Starting at the line that contains "Reproduce this chart with matplotlib." and stopping at the line that contains "return (x, H - y)", return those lines exactly and nothing else. Both end lines count; pictures do not.
** START OF Excerpted data **
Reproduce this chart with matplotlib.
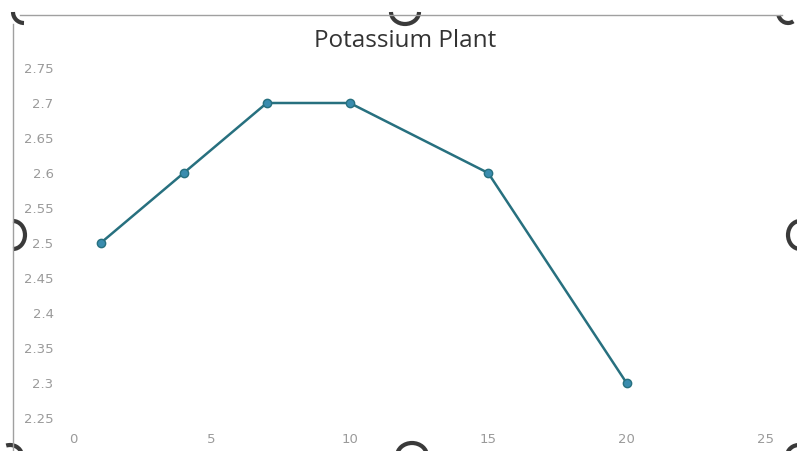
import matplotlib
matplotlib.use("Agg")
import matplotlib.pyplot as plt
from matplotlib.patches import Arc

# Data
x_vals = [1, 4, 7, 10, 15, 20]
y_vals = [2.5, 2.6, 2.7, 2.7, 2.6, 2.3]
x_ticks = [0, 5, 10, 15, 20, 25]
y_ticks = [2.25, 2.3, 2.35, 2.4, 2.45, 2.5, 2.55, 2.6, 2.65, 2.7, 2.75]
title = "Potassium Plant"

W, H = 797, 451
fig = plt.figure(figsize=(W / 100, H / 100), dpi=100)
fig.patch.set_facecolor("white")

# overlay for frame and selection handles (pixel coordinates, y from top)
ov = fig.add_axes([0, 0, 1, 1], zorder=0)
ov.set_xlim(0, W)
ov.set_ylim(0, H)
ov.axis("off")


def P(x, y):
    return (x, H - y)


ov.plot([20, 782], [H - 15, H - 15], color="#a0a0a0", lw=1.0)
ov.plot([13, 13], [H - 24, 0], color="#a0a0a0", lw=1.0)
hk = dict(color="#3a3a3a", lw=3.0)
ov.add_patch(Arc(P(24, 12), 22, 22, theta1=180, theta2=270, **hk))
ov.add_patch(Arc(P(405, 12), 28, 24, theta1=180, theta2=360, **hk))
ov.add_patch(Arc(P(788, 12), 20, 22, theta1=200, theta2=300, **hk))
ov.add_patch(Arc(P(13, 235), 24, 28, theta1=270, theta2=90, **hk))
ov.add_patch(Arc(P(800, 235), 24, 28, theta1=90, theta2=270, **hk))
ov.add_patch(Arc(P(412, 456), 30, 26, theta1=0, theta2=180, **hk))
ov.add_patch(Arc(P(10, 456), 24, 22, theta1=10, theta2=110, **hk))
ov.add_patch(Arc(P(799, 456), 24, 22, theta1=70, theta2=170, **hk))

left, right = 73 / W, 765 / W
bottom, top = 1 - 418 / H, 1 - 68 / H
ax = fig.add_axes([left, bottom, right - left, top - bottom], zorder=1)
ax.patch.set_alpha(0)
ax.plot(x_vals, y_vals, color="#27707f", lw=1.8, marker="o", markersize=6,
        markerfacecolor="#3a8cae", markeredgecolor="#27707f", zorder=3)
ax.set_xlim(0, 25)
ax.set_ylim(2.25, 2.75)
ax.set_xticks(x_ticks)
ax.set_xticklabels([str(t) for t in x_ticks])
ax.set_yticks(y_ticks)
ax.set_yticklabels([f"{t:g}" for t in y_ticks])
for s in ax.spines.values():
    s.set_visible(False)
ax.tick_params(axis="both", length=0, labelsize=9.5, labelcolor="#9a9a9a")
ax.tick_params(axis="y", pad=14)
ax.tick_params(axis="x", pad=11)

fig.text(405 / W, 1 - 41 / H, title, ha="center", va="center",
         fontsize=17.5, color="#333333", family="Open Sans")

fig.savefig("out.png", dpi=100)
** END OF Excerpted data **
** START OF Excerpted data **
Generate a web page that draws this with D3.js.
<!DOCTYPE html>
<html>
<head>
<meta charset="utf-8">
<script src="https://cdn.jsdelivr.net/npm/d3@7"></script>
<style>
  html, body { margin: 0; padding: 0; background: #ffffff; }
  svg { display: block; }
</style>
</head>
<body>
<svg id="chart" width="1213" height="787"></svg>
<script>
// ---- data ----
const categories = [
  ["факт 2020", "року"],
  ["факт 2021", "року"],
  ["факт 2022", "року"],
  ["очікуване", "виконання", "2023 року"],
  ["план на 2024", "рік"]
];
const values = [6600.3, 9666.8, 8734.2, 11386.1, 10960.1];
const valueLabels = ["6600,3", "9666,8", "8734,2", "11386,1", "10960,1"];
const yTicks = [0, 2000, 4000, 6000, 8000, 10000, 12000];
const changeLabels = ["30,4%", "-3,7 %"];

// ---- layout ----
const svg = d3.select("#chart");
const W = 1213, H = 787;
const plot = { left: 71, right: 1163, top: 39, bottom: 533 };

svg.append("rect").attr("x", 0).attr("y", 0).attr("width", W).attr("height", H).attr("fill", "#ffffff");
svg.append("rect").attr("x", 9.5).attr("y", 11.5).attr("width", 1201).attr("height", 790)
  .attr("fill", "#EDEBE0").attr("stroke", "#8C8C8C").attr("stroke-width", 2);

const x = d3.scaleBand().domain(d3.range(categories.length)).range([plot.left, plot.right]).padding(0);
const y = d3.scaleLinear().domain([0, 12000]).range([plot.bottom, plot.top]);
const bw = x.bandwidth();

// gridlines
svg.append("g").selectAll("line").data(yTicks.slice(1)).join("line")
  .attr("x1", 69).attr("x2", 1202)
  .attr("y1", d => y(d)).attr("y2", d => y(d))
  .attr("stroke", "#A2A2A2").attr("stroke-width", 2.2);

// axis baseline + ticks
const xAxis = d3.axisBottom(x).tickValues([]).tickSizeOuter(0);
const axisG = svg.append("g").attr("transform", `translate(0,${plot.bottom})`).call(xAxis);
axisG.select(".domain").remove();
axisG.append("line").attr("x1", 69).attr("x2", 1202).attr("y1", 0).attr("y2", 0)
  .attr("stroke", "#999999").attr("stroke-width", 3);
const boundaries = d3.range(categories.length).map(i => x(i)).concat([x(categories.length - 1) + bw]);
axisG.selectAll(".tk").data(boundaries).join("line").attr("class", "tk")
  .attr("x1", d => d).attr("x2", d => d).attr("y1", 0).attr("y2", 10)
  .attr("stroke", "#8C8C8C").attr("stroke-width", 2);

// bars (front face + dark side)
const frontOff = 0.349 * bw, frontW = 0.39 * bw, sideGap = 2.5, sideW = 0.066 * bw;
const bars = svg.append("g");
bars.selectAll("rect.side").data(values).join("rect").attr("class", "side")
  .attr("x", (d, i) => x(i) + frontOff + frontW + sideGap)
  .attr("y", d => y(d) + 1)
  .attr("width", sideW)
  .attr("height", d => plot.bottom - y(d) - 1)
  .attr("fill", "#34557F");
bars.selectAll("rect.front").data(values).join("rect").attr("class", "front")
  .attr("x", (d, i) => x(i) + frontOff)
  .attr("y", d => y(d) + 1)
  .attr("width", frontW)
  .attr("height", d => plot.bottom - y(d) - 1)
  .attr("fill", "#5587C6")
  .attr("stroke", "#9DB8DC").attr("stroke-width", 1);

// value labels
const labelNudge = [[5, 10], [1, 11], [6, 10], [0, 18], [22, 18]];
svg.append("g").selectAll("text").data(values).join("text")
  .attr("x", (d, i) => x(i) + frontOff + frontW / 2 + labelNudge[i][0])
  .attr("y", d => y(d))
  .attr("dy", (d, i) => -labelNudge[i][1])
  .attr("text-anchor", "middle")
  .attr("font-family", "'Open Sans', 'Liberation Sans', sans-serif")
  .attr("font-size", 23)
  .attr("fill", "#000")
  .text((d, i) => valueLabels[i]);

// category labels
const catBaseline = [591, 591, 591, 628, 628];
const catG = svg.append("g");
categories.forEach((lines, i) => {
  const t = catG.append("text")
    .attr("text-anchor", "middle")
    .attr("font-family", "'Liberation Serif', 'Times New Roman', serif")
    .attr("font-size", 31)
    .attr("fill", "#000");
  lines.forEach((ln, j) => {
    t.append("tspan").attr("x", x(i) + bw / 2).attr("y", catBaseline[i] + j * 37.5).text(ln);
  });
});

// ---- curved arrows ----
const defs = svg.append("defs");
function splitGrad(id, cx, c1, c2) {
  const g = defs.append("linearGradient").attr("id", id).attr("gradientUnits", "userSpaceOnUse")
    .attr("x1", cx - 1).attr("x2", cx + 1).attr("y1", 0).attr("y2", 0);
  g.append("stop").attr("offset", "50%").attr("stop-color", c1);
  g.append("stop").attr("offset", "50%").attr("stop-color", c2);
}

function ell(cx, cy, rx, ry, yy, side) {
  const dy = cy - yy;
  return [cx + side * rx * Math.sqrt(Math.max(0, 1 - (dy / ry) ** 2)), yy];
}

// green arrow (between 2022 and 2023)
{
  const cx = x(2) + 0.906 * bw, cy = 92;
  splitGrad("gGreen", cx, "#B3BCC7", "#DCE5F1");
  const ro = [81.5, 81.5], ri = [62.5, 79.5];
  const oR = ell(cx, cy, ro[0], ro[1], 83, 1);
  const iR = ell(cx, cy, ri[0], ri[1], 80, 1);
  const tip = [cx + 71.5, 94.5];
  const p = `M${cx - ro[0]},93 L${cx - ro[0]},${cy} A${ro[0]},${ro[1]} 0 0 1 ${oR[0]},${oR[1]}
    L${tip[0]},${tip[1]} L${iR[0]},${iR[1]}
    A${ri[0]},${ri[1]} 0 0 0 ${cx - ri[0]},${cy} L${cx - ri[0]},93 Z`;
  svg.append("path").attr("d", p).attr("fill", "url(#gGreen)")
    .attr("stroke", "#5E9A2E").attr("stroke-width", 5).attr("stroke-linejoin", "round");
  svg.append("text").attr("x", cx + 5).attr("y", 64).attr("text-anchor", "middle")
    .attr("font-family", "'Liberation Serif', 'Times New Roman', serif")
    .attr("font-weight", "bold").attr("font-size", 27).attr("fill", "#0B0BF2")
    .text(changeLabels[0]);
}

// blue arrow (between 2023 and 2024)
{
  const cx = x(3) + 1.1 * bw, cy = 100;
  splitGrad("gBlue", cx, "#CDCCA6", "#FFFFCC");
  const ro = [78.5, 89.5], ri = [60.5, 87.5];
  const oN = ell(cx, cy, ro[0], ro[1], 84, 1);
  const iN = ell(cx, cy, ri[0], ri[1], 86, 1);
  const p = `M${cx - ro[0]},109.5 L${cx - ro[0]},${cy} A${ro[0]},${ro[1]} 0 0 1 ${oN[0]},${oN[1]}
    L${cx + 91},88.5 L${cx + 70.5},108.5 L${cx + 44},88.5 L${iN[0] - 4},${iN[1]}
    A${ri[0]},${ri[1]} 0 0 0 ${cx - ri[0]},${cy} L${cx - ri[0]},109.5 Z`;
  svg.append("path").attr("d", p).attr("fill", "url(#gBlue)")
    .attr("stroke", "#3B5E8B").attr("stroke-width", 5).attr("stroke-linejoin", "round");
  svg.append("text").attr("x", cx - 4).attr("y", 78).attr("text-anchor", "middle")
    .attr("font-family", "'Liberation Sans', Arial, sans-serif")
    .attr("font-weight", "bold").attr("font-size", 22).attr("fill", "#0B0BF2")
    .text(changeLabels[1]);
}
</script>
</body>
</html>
** END OF Excerpted data **
* Result of this exercise:
Reproduce this chart with matplotlib.
import matplotlib
matplotlib.use("Agg")
import matplotlib.pyplot as plt
from matplotlib.patches import Arc

# Data
x_vals = [1, 4, 7, 10, 15, 20]
y_vals = [2.5, 2.6, 2.7, 2.7, 2.6, 2.3]
x_ticks = [0, 5, 10, 15, 20, 25]
y_ticks = [2.25, 2.3, 2.35, 2.4, 2.45, 2.5, 2.55, 2.6, 2.65, 2.7, 2.75]
title = "Potassium Plant"

W, H = 797, 451
fig = plt.figure(figsize=(W / 100, H / 100), dpi=100)
fig.patch.set_facecolor("white")

# overlay for frame and selection handles (pixel coordinates, y from top)
ov = fig.add_axes([0, 0, 1, 1], zorder=0)
ov.set_xlim(0, W)
ov.set_ylim(0, H)
ov.axis("off")


def P(x, y):
    return (x, H - y)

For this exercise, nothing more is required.